Carnevale of Schignano: the “Bei” and the “Brut”

Bello of Schignano

One of the “bei” or “mascarun” at Schignano. Their swollen bellies – a clear sign of weath and well-being – and extravagant demeanor exemplifies those who made their fortune. Above their smooth masks, they wear a hat which is densely covered with flowers, ribbons, a feather and a small doll or toys.

Schignano, Como – in this mountain village high above the lake, two protagonists – i Bei (the beautiful) and i Brut (the ugly) – perform a theatrical display in which its origins are buried deep within history. The carved wooden masks (typically out of walnut and made by local craftsmen) of the bei and brut symbolize the disparity between the two opposites where it concerns wealth, success or beauty.

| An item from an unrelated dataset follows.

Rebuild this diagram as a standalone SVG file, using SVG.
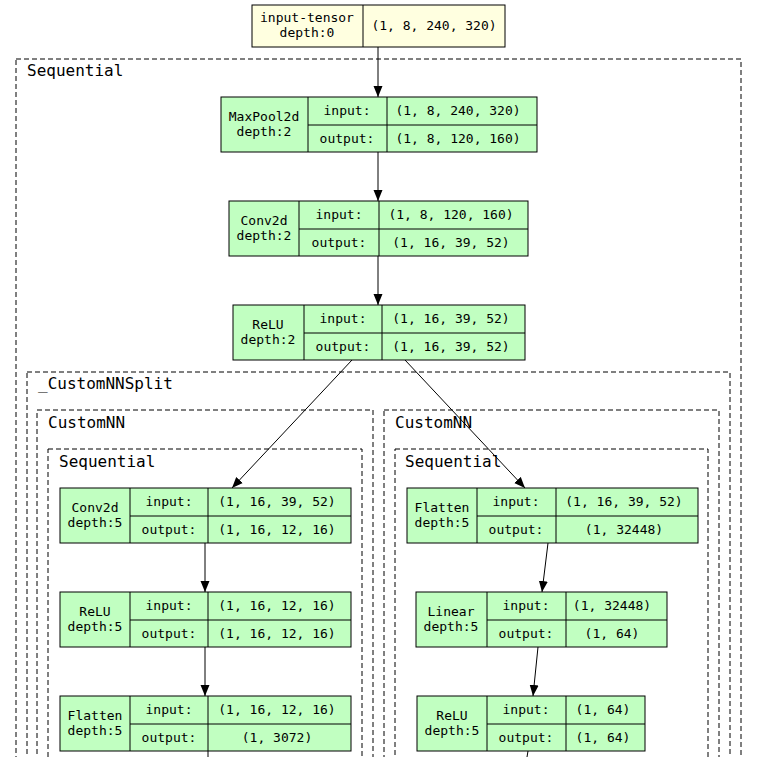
<svg xmlns="http://www.w3.org/2000/svg" width="757" height="757" viewBox="0 0 757 757">
<style>
.c{fill:none;stroke:#000;stroke-dasharray:5,3;stroke-width:1}
.cl{font-family:"DejaVu Sans Mono",monospace;font-size:16px}
.n rect{stroke:#000;stroke-width:1}
.g{fill:#c1ffc1}
.y{fill:#ffffe0}
.n line{stroke:#000}
.n text{font-family:"DejaVu Sans Mono",monospace;font-size:13px;text-anchor:middle}
.e{stroke:#000;fill:none;marker-end:url(#a)}
</style>
<defs><marker id="a" markerWidth="12" markerHeight="12" refX="11" refY="5" orient="auto" markerUnits="userSpaceOnUse"><path d="M0,0.5 L11,5 L0,9.5 z"/></marker></defs>
<rect width="757" height="757" fill="#fff"/>
<g id="clusters">
<rect class="c" x="16" y="59" width="725" height="710"/><text class="cl" x="27" y="76">Sequential</text>
<rect class="c" x="27" y="372" width="703" height="400"/><text class="cl" x="38" y="389">_CustomNNSplit</text>
<rect class="c" x="37" y="410" width="336" height="360"/><text class="cl" x="48" y="428">CustomNN</text>
<rect class="c" x="384" y="410" width="335" height="360"/><text class="cl" x="395" y="428">CustomNN</text>
<rect class="c" x="48" y="449" width="314" height="320"/><text class="cl" x="59" y="467">Sequential</text>
<rect class="c" x="395" y="449" width="313" height="320"/><text class="cl" x="405" y="467">Sequential</text>
</g>
<g id="edges">
<line class="e" x1="378" y1="47" x2="378" y2="97"/>
<line class="e" x1="378" y1="152" x2="378" y2="201"/>
<line class="e" x1="378" y1="256" x2="378" y2="305"/>
<line class="e" x1="352" y1="360" x2="232" y2="488"/>
<line class="e" x1="405" y1="360" x2="525" y2="488"/>
<line class="e" x1="205" y1="543" x2="205" y2="592"/>
<line class="e" x1="205" y1="647" x2="205" y2="696"/>
<line x1="208" y1="751" x2="208" y2="757" stroke="#000"/>
<line class="e" x1="548" y1="543" x2="542" y2="592"/>
<line class="e" x1="538" y1="647" x2="533" y2="696"/>
<line x1="528" y1="751" x2="527" y2="757" stroke="#000"/>
</g>
<g id="input" class="n">
<rect class="y" x="252" y="5" width="253" height="42"/><line x1="363" y1="5" x2="363" y2="47"/>
<text x="307" y="22">input-tensor</text><text x="307" y="37">depth:0</text>
<text x="434" y="30">(1, 8, 240, 320)</text>
</g>
<g id="maxpool" class="n">
<rect class="g" x="221" y="97" width="316" height="55"/><line x1="308" y1="97" x2="308" y2="152"/><line x1="387" y1="97" x2="387" y2="152"/><line x1="308" y1="125" x2="537" y2="125"/>
<text x="264" y="121">MaxPool2d</text><text x="264" y="136">depth:2</text>
<text x="347" y="115">input:</text><text x="347" y="143">output:</text>
<text x="458" y="115">(1, 8, 240, 320)</text><text x="458" y="143">(1, 8, 120, 160)</text>
</g>
<g id="conv1" class="n">
<rect class="g" x="229" y="201" width="299" height="55"/><line x1="299" y1="201" x2="299" y2="256"/><line x1="379" y1="201" x2="379" y2="256"/><line x1="299" y1="229" x2="528" y2="229"/>
<text x="264" y="225">Conv2d</text><text x="264" y="240">depth:2</text>
<text x="339" y="219">input:</text><text x="339" y="247">output:</text>
<text x="451" y="219">(1, 8, 120, 160)</text><text x="451" y="247">(1, 16, 39, 52)</text>
</g>
<g id="relu1" class="n">
<rect class="g" x="233" y="305" width="292" height="55"/><line x1="304" y1="305" x2="304" y2="360"/><line x1="382" y1="305" x2="382" y2="360"/><line x1="304" y1="333" x2="525" y2="333"/>
<text x="268" y="329">ReLU</text><text x="268" y="344">depth:2</text>
<text x="343" y="323">input:</text><text x="343" y="351">output:</text>
<text x="451" y="323">(1, 16, 39, 52)</text><text x="451" y="351">(1, 16, 39, 52)</text>
</g>
<g id="lconv" class="n">
<rect class="g" x="60" y="488" width="291" height="55"/><line x1="130" y1="488" x2="130" y2="543"/><line x1="208" y1="488" x2="208" y2="543"/><line x1="130" y1="516" x2="351" y2="516"/>
<text x="95" y="512">Conv2d</text><text x="95" y="527">depth:5</text>
<text x="169" y="506">input:</text><text x="169" y="534">output:</text>
<text x="277" y="506">(1, 16, 39, 52)</text><text x="277" y="534">(1, 16, 12, 16)</text>
</g>
<g id="lrelu" class="n">
<rect class="g" x="60" y="592" width="291" height="55"/><line x1="130" y1="592" x2="130" y2="647"/><line x1="208" y1="592" x2="208" y2="647"/><line x1="130" y1="620" x2="351" y2="620"/>
<text x="95" y="616">ReLU</text><text x="95" y="631">depth:5</text>
<text x="169" y="610">input:</text><text x="169" y="638">output:</text>
<text x="277" y="610">(1, 16, 12, 16)</text><text x="277" y="638">(1, 16, 12, 16)</text>
</g>
<g id="lflatten" class="n">
<rect class="g" x="60" y="696" width="291" height="55"/><line x1="130" y1="696" x2="130" y2="751"/><line x1="208" y1="696" x2="208" y2="751"/><line x1="130" y1="724" x2="351" y2="724"/>
<text x="95" y="720">Flatten</text><text x="95" y="735">depth:5</text>
<text x="169" y="714">input:</text><text x="169" y="742">output:</text>
<text x="277" y="714">(1, 16, 12, 16)</text><text x="277" y="742">(1, 3072)</text>
</g>
<g id="rflatten" class="n">
<rect class="g" x="407" y="488" width="291" height="55"/><line x1="477" y1="488" x2="477" y2="543"/><line x1="556" y1="488" x2="556" y2="543"/><line x1="477" y1="516" x2="698" y2="516"/>
<text x="442" y="512">Flatten</text><text x="442" y="527">depth:5</text>
<text x="516" y="506">input:</text><text x="516" y="534">output:</text>
<text x="624" y="506">(1, 16, 39, 52)</text><text x="624" y="534">(1, 32448)</text>
</g>
<g id="rlinear" class="n">
<rect class="g" x="416" y="592" width="251" height="55"/><line x1="487" y1="592" x2="487" y2="647"/><line x1="566" y1="592" x2="566" y2="647"/><line x1="487" y1="620" x2="667" y2="620"/>
<text x="451" y="616">Linear</text><text x="451" y="631">depth:5</text>
<text x="526" y="610">input:</text><text x="526" y="638">output:</text>
<text x="612" y="610">(1, 32448)</text><text x="612" y="638">(1, 64)</text>
</g>
<g id="rrelu" class="n">
<rect class="g" x="417" y="696" width="228" height="55"/><line x1="487" y1="696" x2="487" y2="751"/><line x1="566" y1="696" x2="566" y2="751"/><line x1="487" y1="724" x2="645" y2="724"/>
<text x="452" y="720">ReLU</text><text x="452" y="735">depth:5</text>
<text x="526" y="714">input:</text><text x="526" y="742">output:</text>
<text x="603" y="714">(1, 64)</text><text x="603" y="742">(1, 64)</text>
</g>
</svg>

Schignano’s carnevale involves a time in the past when emigration by the men was an occurrence like the coming of seasons. While Carnevale marked the end of the old year, it also brought promise of the new one when the males left for far away places in search of work. Those who met with success are seen in the faces of the bei/belli, while the ones who lucked out are depicted in the brut/brutti.

Carnevale dei Belli e dei Brutti (bei e brut) – more at flickr

WHERE: Schignano in Val d’Intelvi (piazza S. Giovanni) – about 17 miles north of Como.
WHEN: On the Saturday and Shrove/Fat Tuesday just before Ash Wednesday.

The masks of Schignano
The wooden masks: I wish I could have tried them on but I was too shy to ask! Handsome bello (left) and ugly brutto (right) were hanging above the stand where mulled wine was being sold. It was the best we’ve tasted in all our travels. They had that sugar/clove/wine ratio just right.

Brut with an empty suitcase
Brut: there was a bunch of them, pulling pranks to onlookers (they’ll grab your hat or even grab you!). Some carried empty flasks (a gesture of self-consolation), while others toted a “gerla”, the type of shoulder basket used by grape harvesters. These are the unfortunate ones, the men who didn’t quite make it out there and returned with nothing (as depicted by this brut with an empty suitcase). In contrast to the arrogant behavior of the bei, the brut carried an air of melancholy and despair. I actually thought something was wrong with one of them when I was snapping an image but he was just playing the role!

Che diavolo vuoi?!?!
Again, one of the brut. This guy looks as if he’s saying, ‘What do you want? I have nothing!’ Note that some of them also had horns on their caps.

Bello and Brutto in Schignano
The antagonism between the beautiful and the ugly: Here, several of them were chasing each other around in circles. Both characters have cow bells strapped to their waists but the brutti wore especially enormous ones. The whole scene was a riot of noise, confetti and a thousand shutters firing all at once.